What CHEEREIO can do with 4D-LETKF

CHEEREIO is a tool for chemical data assimilation characterized by its flexibility. It can assimilate any kind of observation (satellite, surface, or aircraft) for any species in any configuration of GEOS-Chem, applying updates to both emissions scaling factors and chemical concentrations. CHEEREIO allows for wide flexibility in what can be assimilated, and allows for the user to (1) update observations at multiple time points in the assimilation window (e.g. hourly data updates for a daily window), and (2) assimilate observations of derived quantities such as PM2.5 or AOD. This is because CHEEREIO needs to load history files to gather concentrations, rather than just restart files which are sufficient for instantaneous (“3D”) assimilation.

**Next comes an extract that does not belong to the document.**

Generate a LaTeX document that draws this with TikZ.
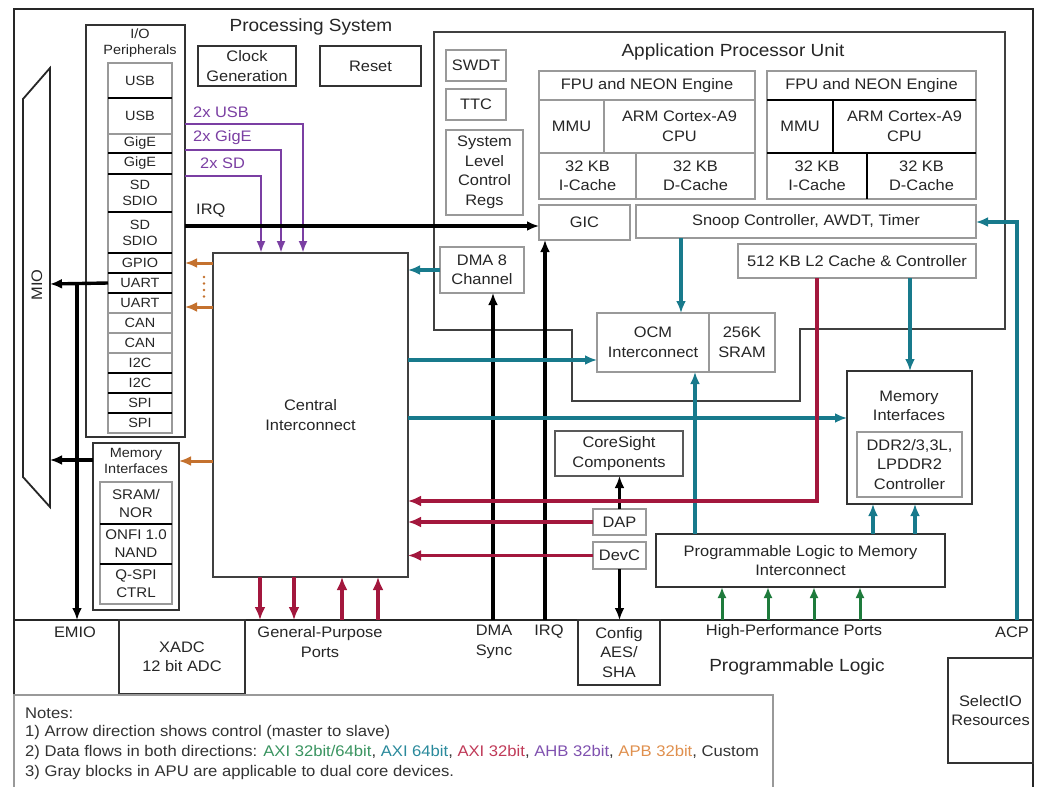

A key feature of CHEEREIO is its distinction between “control” and “state” vectors, following work by Kazuyuki Miyazaki. The state vector should consist of all concentrations relevant to the problem at hand as well as the emissions of interest (e.g. large chemical families). The control vector should be a subset of the state vector, and represents concentrations and the same emissions of interest that the user believes can reasonably be updated on the basis of observations. This likely will be a set of species directly coupled to the observed species. Although the entire state vector is used to calculate the concentration and emissions update, only the control vector is actually updated. In practice, this distinction helps tamp down on noise and create well-behaved assimilations.

Many different kinds of observations can be used at once to update a family of species. For example, one might want to use NO2 satellite and surface data, SO2 satellite and surface data, NH3 satellite data, AOD, and surface PM2.5 to update emissions and concentrations of NO, NO2, SO2, and NH3 along with concentrations of SO4, NOy, and NH4. Whether applying this sort of update in a small nested region or for a global simulation, CHEEREIO can be configured to support just about any kind of chemical data assimilation problem.

What CHEEREIO can’t do

The 4D-LETKF algorithm that undergirds CHEEREIO is complex (see Further reading on the About page for more details), and its application to chemical data assimilation remains experimental. You should approach this tool with caution and evaluate your results carefully. CHEEREIO is a purely statistical tool and will not warn you if it is merely assimilating noise. For example, you could configure CHEEREIO to use observations of SO2 to update emissions of isoprene thousands of kilometers away. Such an observation will provide little information, and any updates will likely be a result of statistical noise that may still look like a signal in some cases. In short, spend lots of time thinking about which control and state vector settings will be most informative for your particular problem. CHEEREIO cannot tell you if your settings are reasonable, nor can it provide sensible updates emissions or concentrations of species unilluminated by observations.

Postprocessing tools

CHEEREIO comes with a suite of postprocessing tools and pre-built workflows in the postprocess/ folder of the main CHEEREIO code directory. In particular, the SLURM batch script postprocess_prep.batch will automatically create a variety of figures, movies, and consolidated data files that the user can then view and modify. The file controlvar_pp.nc created in the postprocess workflow contains control vector concentrations across the ensemble, consolidated into a NetCDF file with dimensions ensemble, time, level, latitude, and longitude. bigY.pkl is a pickled Python dictionary which contains, for each species in the control vector, the observations and corresponding ensemble “simulated observations” along with metadata like latitude, longitude, and time of each observation. An example of a simulated observation is a GEOS-Chem column with a satellite averaging kernel applied. Finally, {EMIS_NAME}_SCALEFACTOR.nc consolidates the emissions scaling factors across the ensemble matching the user-specified label {EMIS_NAME}, concatenating them along a new dimension labeled “ensemble.” To supplement these auto-generated files and figures, more useful functions are included in the postprocess_tools.py file.